Book: From Dasarajna to Kurukshetra: making of a historical tradition

Author: Kanad Sinha

Publisher: Oxford

Price: Rs1,795

Kanad Sinha’s Dasarajna to Kurukshetra is an ambitious and scholarly exposition on the making of an ancient Indian historical tradition. It focuses on the epic, the Mahabharata, subjecting it to a very close reading alongside the rich commentaries that mark recent and older scholarship on the text. Sinha does not ascribe to the epic the status of history but is attentive to its enormous potential in indexing change and transformation and in creating archetypal heroes whose ideational significance persisted over time and space. It is not an easy read; it synthesizes rich and dense scholarship on the subject of the epic and its reworking and, in the process, comes up with a very magisterial treatment of the text and its context.

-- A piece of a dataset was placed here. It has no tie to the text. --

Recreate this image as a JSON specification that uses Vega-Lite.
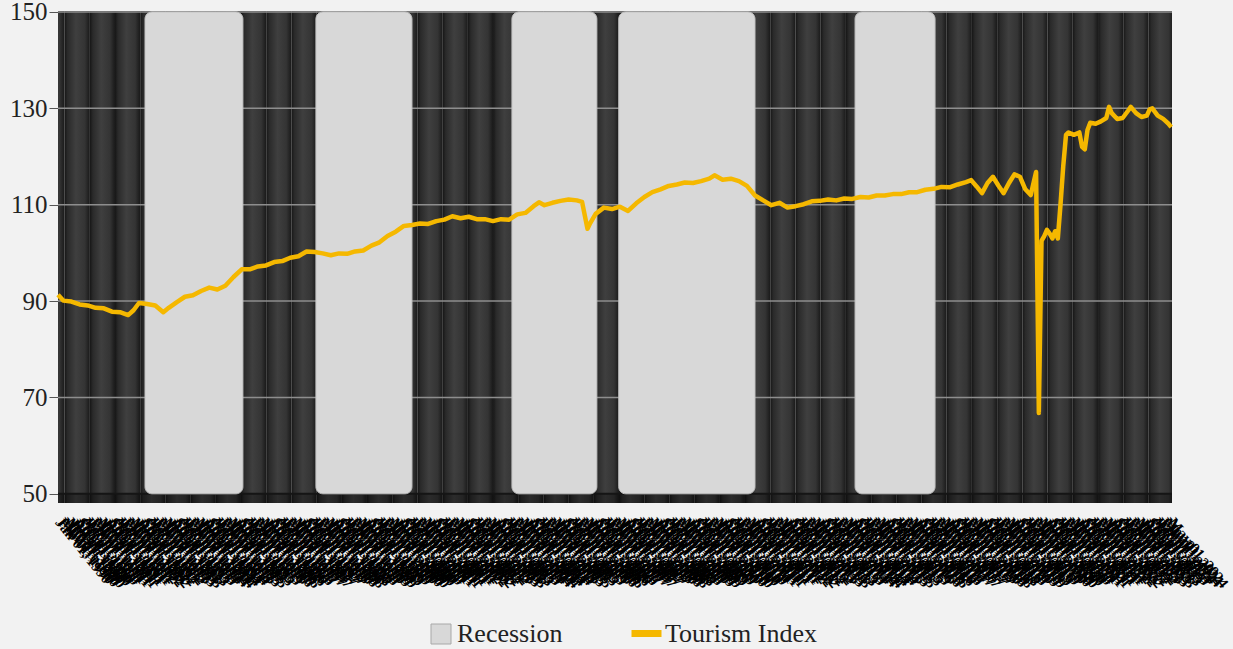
{
  "$schema": "https://vega.github.io/schema/vega-lite/v6.json",
  "width": 1114,
  "height": 492,
  "autosize": {"type": "none"},
  "padding": {"left": 58, "top": 11, "right": 61, "bottom": 146},
  "background": "#f2f2f2",
  "config": {
    "view": {"stroke": null},
    "axis": {"grid": false, "domain": false, "title": null}
  },
  "datasets": {
    "stripes": [
      {"a": "1989-06-06", "b": "1990-03-16"}, {"a": "1990-03-16", "b": "1990-12-26"},
      {"a": "1990-12-26", "b": "1991-10-05"}, {"a": "1991-10-05", "b": "1992-07-15"},
      {"a": "1992-07-15", "b": "1993-04-25"}, {"a": "1993-04-25", "b": "1994-02-04"},
      {"a": "1994-02-04", "b": "1994-11-14"}, {"a": "1994-11-14", "b": "1995-08-24"},
      {"a": "1995-08-24", "b": "1996-06-04"}, {"a": "1996-06-04", "b": "1997-03-14"},
      {"a": "1997-03-14", "b": "1997-12-24"}, {"a": "1997-12-24", "b": "1998-10-04"},
      {"a": "1998-10-04", "b": "1999-07-13"}, {"a": "1999-07-13", "b": "2000-04-23"},
      {"a": "2000-04-23", "b": "2001-02-03"}, {"a": "2001-02-03", "b": "2001-11-13"},
      {"a": "2001-11-13", "b": "2002-08-23"}, {"a": "2002-08-23", "b": "2003-06-02"},
      {"a": "2003-06-02", "b": "2004-03-12"}, {"a": "2004-03-12", "b": "2004-12-22"},
      {"a": "2004-12-22", "b": "2005-10-02"}, {"a": "2005-10-02", "b": "2006-07-12"},
      {"a": "2006-07-12", "b": "2007-04-21"}, {"a": "2007-04-21", "b": "2008-02-01"},
      {"a": "2008-02-01", "b": "2008-11-11"}, {"a": "2008-11-11", "b": "2009-08-21"},
      {"a": "2009-08-21", "b": "2010-06-01"}, {"a": "2010-06-01", "b": "2011-03-10"},
      {"a": "2011-03-10", "b": "2011-12-20"}, {"a": "2011-12-20", "b": "2012-09-30"},
      {"a": "2012-09-30", "b": "2013-07-10"}, {"a": "2013-07-10", "b": "2014-04-20"},
      {"a": "2014-04-20", "b": "2015-01-30"}, {"a": "2015-01-30", "b": "2015-11-09"},
      {"a": "2015-11-09", "b": "2016-08-19"}, {"a": "2016-08-19", "b": "2017-05-29"},
      {"a": "2017-05-29", "b": "2018-03-09"}, {"a": "2018-03-09", "b": "2018-12-19"},
      {"a": "2018-12-19", "b": "2019-09-29"}, {"a": "2019-09-29", "b": "2020-07-08"},
      {"a": "2020-07-08", "b": "2021-04-18"}, {"a": "2021-04-18", "b": "2022-01-28"},
      {"a": "2022-01-28", "b": "2022-11-08"}, {"a": "2022-11-08", "b": "2023-08-18"},
      {"a": "2023-08-18", "b": "2024-05-28"}
    ],
    "grid": [{"g": 70}, {"g": 90}, {"g": 110}, {"g": 130}, {"g": 150}],
    "base": [{"g": 50}],
    "recessions": [
      {"s": "1992-09-07", "e": "1995-09-15"},
      {"s": "1997-12-15", "e": "2000-12-01"},
      {"s": "2004-01-01", "e": "2006-08-15"},
      {"s": "2007-04-18", "e": "2011-07-01"},
      {"s": "2014-08-01", "e": "2017-01-18"}
    ],
    "index": [
      {"d": "1990-01-01", "v": 91.3}, {"d": "1990-03-01", "v": 90.1}, {"d": "1990-06-01", "v": 89.9},
      {"d": "1990-09-01", "v": 89.3}, {"d": "1990-12-01", "v": 89.1}, {"d": "1991-03-01", "v": 88.6},
      {"d": "1991-06-01", "v": 88.5}, {"d": "1991-09-01", "v": 87.8}, {"d": "1991-12-01", "v": 87.7},
      {"d": "1992-03-01", "v": 87.1}, {"d": "1992-05-01", "v": 88.1}, {"d": "1992-07-01", "v": 89.6},
      {"d": "1992-10-01", "v": 89.4}, {"d": "1993-01-01", "v": 89.1}, {"d": "1993-04-01", "v": 87.7},
      {"d": "1993-06-01", "v": 88.6}, {"d": "1993-09-01", "v": 89.8}, {"d": "1993-12-01", "v": 90.9},
      {"d": "1994-03-01", "v": 91.2}, {"d": "1994-06-01", "v": 92.1}, {"d": "1994-09-01", "v": 92.8},
      {"d": "1994-12-01", "v": 92.4}, {"d": "1995-03-01", "v": 93.2}, {"d": "1995-06-01", "v": 95.0},
      {"d": "1995-09-01", "v": 96.6}, {"d": "1995-12-01", "v": 96.6}, {"d": "1996-03-01", "v": 97.2},
      {"d": "1996-06-01", "v": 97.4}, {"d": "1996-09-01", "v": 98.1}, {"d": "1996-12-01", "v": 98.3},
      {"d": "1997-03-01", "v": 99.0}, {"d": "1997-06-01", "v": 99.3}, {"d": "1997-09-01", "v": 100.3},
      {"d": "1997-12-01", "v": 100.2}, {"d": "1998-03-01", "v": 99.9}, {"d": "1998-06-01", "v": 99.5},
      {"d": "1998-09-01", "v": 99.9}, {"d": "1998-12-01", "v": 99.8}, {"d": "1999-03-01", "v": 100.3},
      {"d": "1999-06-01", "v": 100.5}, {"d": "1999-09-01", "v": 101.5}, {"d": "1999-12-01", "v": 102.2},
      {"d": "2000-03-01", "v": 103.5}, {"d": "2000-06-01", "v": 104.4}, {"d": "2000-09-01", "v": 105.6},
      {"d": "2000-12-01", "v": 105.8}, {"d": "2001-03-01", "v": 106.1}, {"d": "2001-06-01", "v": 106.0},
      {"d": "2001-09-01", "v": 106.6}, {"d": "2001-12-01", "v": 106.9}, {"d": "2002-03-01", "v": 107.6},
      {"d": "2002-06-01", "v": 107.2}, {"d": "2002-09-01", "v": 107.5}, {"d": "2002-12-01", "v": 107.0},
      {"d": "2003-03-01", "v": 107.0}, {"d": "2003-06-01", "v": 106.6}, {"d": "2003-09-01", "v": 107.0},
      {"d": "2003-12-01", "v": 106.9}, {"d": "2004-03-01", "v": 108.0}, {"d": "2004-06-01", "v": 108.3},
      {"d": "2004-09-01", "v": 109.7}, {"d": "2004-11-01", "v": 110.5}, {"d": "2005-01-01", "v": 109.9},
      {"d": "2005-04-01", "v": 110.4}, {"d": "2005-07-01", "v": 110.8}, {"d": "2005-10-01", "v": 111.1},
      {"d": "2006-01-01", "v": 110.9}, {"d": "2006-03-01", "v": 110.6}, {"d": "2006-05-01", "v": 105.0},
      {"d": "2006-06-01", "v": 106.2}, {"d": "2006-08-01", "v": 108.1}, {"d": "2006-11-01", "v": 109.4},
      {"d": "2007-02-01", "v": 109.1}, {"d": "2007-05-01", "v": 109.6}, {"d": "2007-08-01", "v": 108.7},
      {"d": "2007-11-01", "v": 110.3}, {"d": "2008-02-01", "v": 111.6}, {"d": "2008-05-01", "v": 112.6},
      {"d": "2008-08-01", "v": 113.2}, {"d": "2008-11-01", "v": 113.9}, {"d": "2009-02-01", "v": 114.2},
      {"d": "2009-05-01", "v": 114.6}, {"d": "2009-08-01", "v": 114.5}, {"d": "2009-11-01", "v": 114.9},
      {"d": "2010-02-01", "v": 115.4}, {"d": "2010-04-01", "v": 116.1}, {"d": "2010-07-01", "v": 115.2},
      {"d": "2010-10-01", "v": 115.4}, {"d": "2011-01-01", "v": 114.9}, {"d": "2011-04-01", "v": 113.9},
      {"d": "2011-07-01", "v": 111.9}, {"d": "2011-10-01", "v": 110.9}, {"d": "2012-01-01", "v": 109.9},
      {"d": "2012-04-01", "v": 110.4}, {"d": "2012-07-01", "v": 109.4}, {"d": "2012-10-01", "v": 109.7},
      {"d": "2013-01-01", "v": 110.1}, {"d": "2013-04-01", "v": 110.7}, {"d": "2013-07-01", "v": 110.8},
      {"d": "2013-10-01", "v": 111.1}, {"d": "2014-01-01", "v": 110.9}, {"d": "2014-04-01", "v": 111.3},
      {"d": "2014-07-01", "v": 111.2}, {"d": "2014-10-01", "v": 111.6}, {"d": "2015-01-01", "v": 111.5},
      {"d": "2015-04-01", "v": 111.9}, {"d": "2015-07-01", "v": 111.9}, {"d": "2015-10-01", "v": 112.2},
      {"d": "2016-01-01", "v": 112.2}, {"d": "2016-04-01", "v": 112.6}, {"d": "2016-07-01", "v": 112.6},
      {"d": "2016-10-01", "v": 113.1}, {"d": "2017-01-01", "v": 113.3}, {"d": "2017-04-01", "v": 113.7},
      {"d": "2017-07-01", "v": 113.6}, {"d": "2017-10-01", "v": 114.2}, {"d": "2018-01-01", "v": 114.7},
      {"d": "2018-03-01", "v": 115.1}, {"d": "2018-05-01", "v": 113.8}, {"d": "2018-07-01", "v": 112.4},
      {"d": "2018-09-01", "v": 114.5}, {"d": "2018-11-01", "v": 115.8}, {"d": "2019-01-01", "v": 114.0},
      {"d": "2019-03-01", "v": 112.4}, {"d": "2019-05-01", "v": 114.5}, {"d": "2019-07-01", "v": 116.3},
      {"d": "2019-09-01", "v": 115.8}, {"d": "2019-11-01", "v": 113.2}, {"d": "2020-01-01", "v": 112.0},
      {"d": "2020-03-01", "v": 116.8}, {"d": "2020-04-01", "v": 66.8}, {"d": "2020-05-01", "v": 102.5},
      {"d": "2020-06-01", "v": 103.5}, {"d": "2020-07-01", "v": 104.8}, {"d": "2020-08-01", "v": 104.0},
      {"d": "2020-09-01", "v": 103.0}, {"d": "2020-10-01", "v": 104.5}, {"d": "2020-11-01", "v": 103.0},
      {"d": "2020-12-01", "v": 110.0}, {"d": "2021-01-01", "v": 118.0}, {"d": "2021-02-01", "v": 124.5},
      {"d": "2021-03-01", "v": 125.0}, {"d": "2021-05-01", "v": 124.5}, {"d": "2021-07-01", "v": 125.0},
      {"d": "2021-08-01", "v": 122.0}, {"d": "2021-09-01", "v": 121.5}, {"d": "2021-10-01", "v": 125.5},
      {"d": "2021-11-01", "v": 127.0}, {"d": "2022-01-01", "v": 126.8}, {"d": "2022-03-01", "v": 127.3},
      {"d": "2022-05-01", "v": 128.0}, {"d": "2022-06-01", "v": 130.3}, {"d": "2022-07-01", "v": 129.0},
      {"d": "2022-09-01", "v": 127.8}, {"d": "2022-11-01", "v": 128.0}, {"d": "2023-01-01", "v": 129.5},
      {"d": "2023-02-01", "v": 130.3}, {"d": "2023-04-01", "v": 129.0}, {"d": "2023-06-01", "v": 128.2},
      {"d": "2023-08-01", "v": 128.5}, {"d": "2023-09-01", "v": 129.8}, {"d": "2023-10-01", "v": 130.0},
      {"d": "2023-12-01", "v": 128.5}, {"d": "2024-02-01", "v": 127.8}, {"d": "2024-04-01", "v": 126.8},
      {"d": "2024-05-01", "v": 126.1}
    ]
  },
  "layer": [
    {
      "data": {"name": "stripes"},
      "mark": {
        "type": "bar",
        "clip": true,
        "fill": {
          "gradient": "linear", "x1": 0, "y1": 0, "x2": 1, "y2": 0,
          "stops": [
            {"offset": 0, "color": "#161616"},
            {"offset": 0.12, "color": "#2a2a2a"},
            {"offset": 0.45, "color": "#3f3f3f"},
            {"offset": 0.8, "color": "#343434"},
            {"offset": 1, "color": "#191919"}
          ]
        }
      },
      "encoding": {
        "x": {
          "field": "a", "type": "temporal",
          "scale": {"domain": [{"year": 1990, "month": 1, "date": 1}, {"year": 2024, "month": 5, "date": 10}]},
          "axis": {
            "tickCount": {"interval": "month", "step": 1},
            "format": "%b %d, %Y",
            "labelAngle": 51,
            "labelAlign": "left",
            "labelBaseline": "middle",
            "labelOverlap": false,
            "labelFlush": false,
            "labelBound": false,
            "labelFont": "Liberation Serif",
            "labelFontSize": 15,
            "labelFontWeight": "bold",
            "labelColor": "#000000",
            "ticks": false,
            "labelPadding": 16
          }
        },
        "x2": {"field": "b"},
        "y": {
          "datum": 48.1, "type": "quantitative",
          "scale": {"domain": [48.1, 150.2], "nice": false, "zero": false},
          "axis": {
            "values": [50, 70, 90, 110, 130, 150],
            "labelFont": "Liberation Serif",
            "labelFontSize": 25,
            "labelColor": "#222222",
            "tickColor": "#555555",
            "tickSize": 9,
            "labelPadding": 2
          }
        },
        "y2": {"datum": 150.2}
      }
    },
    {
      "data": {"name": "grid"},
      "mark": {"type": "rule", "color": "#8e8e8e", "strokeWidth": 1.5},
      "encoding": {
        "y": {"field": "g", "type": "quantitative"}
      }
    },
    {
      "data": {"name": "base"},
      "mark": {"type": "rule", "color": "#000000", "strokeWidth": 9, "opacity": 0.3},
      "encoding": {"y": {"datum": 49.05, "type": "quantitative"}}
    },
    {
      "data": {"name": "base"},
      "mark": {"type": "rule", "color": "#151515", "strokeWidth": 2},
      "encoding": {"y": {"field": "g", "type": "quantitative"}}
    },
    {
      "data": {"name": "recessions"},
      "mark": {"type": "bar", "stroke": "#c2c2c2", "strokeWidth": 1, "cornerRadius": 7},
      "encoding": {
        "x": {"field": "s", "type": "temporal"},
        "x2": {"field": "e"},
        "y": {"datum": 50, "type": "quantitative"},
        "y2": {"datum": 150},
        "fill": {
          "datum": "Recession", "type": "nominal",
          "scale": {"domain": ["Recession"], "range": ["#d8d8d8"]},
          "legend": {
            "title": null,
            "orient": "none",
            "legendX": 370,
            "legendY": 610,
            "padding": 0,
            "labelFont": "Liberation Serif",
            "labelFontSize": 26,
            "labelColor": "#222222",
            "symbolType": "square",
            "symbolSize": 400,
            "symbolStrokeColor": "#a8a8a8",
            "symbolStrokeWidth": 1,
            "labelOffset": 3
          }
        }
      }
    },
    {
      "data": {"name": "index"},
      "mark": {"type": "line", "strokeWidth": 4.5, "strokeJoin": "round"},
      "encoding": {
        "x": {"field": "d", "type": "temporal"},
        "y": {"field": "v", "type": "quantitative"},
        "stroke": {
          "datum": "Tourism Index", "type": "nominal",
          "scale": {"domain": ["Tourism Index"], "range": ["#f5b800"]},
          "legend": {
            "title": null,
            "orient": "none",
            "legendX": 570,
            "legendY": 604,
            "padding": 0,
            "labelFont": "Liberation Serif",
            "labelFontSize": 26,
            "labelColor": "#222222",
            "symbolType": "stroke",
            "symbolSize": 900,
            "symbolStrokeWidth": 7,
            "labelOffset": 0
          }
        }
      }
    }
  ]
}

Whether ancient Indians had history or historical consciousness of the kind we associate typically with European Enlightenment precepts is not a new debate or concern among historians and scholars. Recent scholarship has drawn our attention to the historical mindedness of Indian society and even argued that the existence of diverse genres with multiple literary and performative functions were part of the subcontinent’s rich historical tradition and its distinctive mode of recalling, remembering and commemorating. While Sinha does not actively engage with this scholarship on what was history in the ancient past, he comes up with a meticulous attempt to contextualize the epic and analyse its continual reworking so as to align it to a society, which was in the throes of continual transition.

The Mahabharata originated as an itihasa of the later Vedic Kuru clan. Sinha reads the epic taking recourse to existing scholarship to comment on the socio-political landscape of later Vedic India when the varna system was being institutionalized and there were voices of dissent against rites and rituals. What is especially compelling is the way archetypal heroes and villains were being constructed — the villainous Duryodhana, a tragic anti-hero who was a good kshatriya and demanded his birthright and whose moment of death was accompanied by a cosmic display of winds and meteors. There was, on the other hand, Karna, a typical Indo-European hero who, like Achilles, had power but lacked status. According to Sinha, he was perhaps a transitional hero straddling two eras. With Krishna or Vasudeva Krishna, the reading gets even more complex as the author locates him in the epic. A figure who apparently had no link with the kingdoms of Kuru-Panchala, he appears on several occasions and, yet, is difficult to anchor. Sinha sums up the views of scholars about the enigma that Krishna was in relation to the epic and suggests that it is not his intention to establish the historicity of Krishna but to analyse the various sources, which are useful in studying the character of Vasudeva Krishna. The interpretation is replete with details and does not make for easy reading but definitely establishes the multi-layered nature of the epic that can be located in the later-Vedic period.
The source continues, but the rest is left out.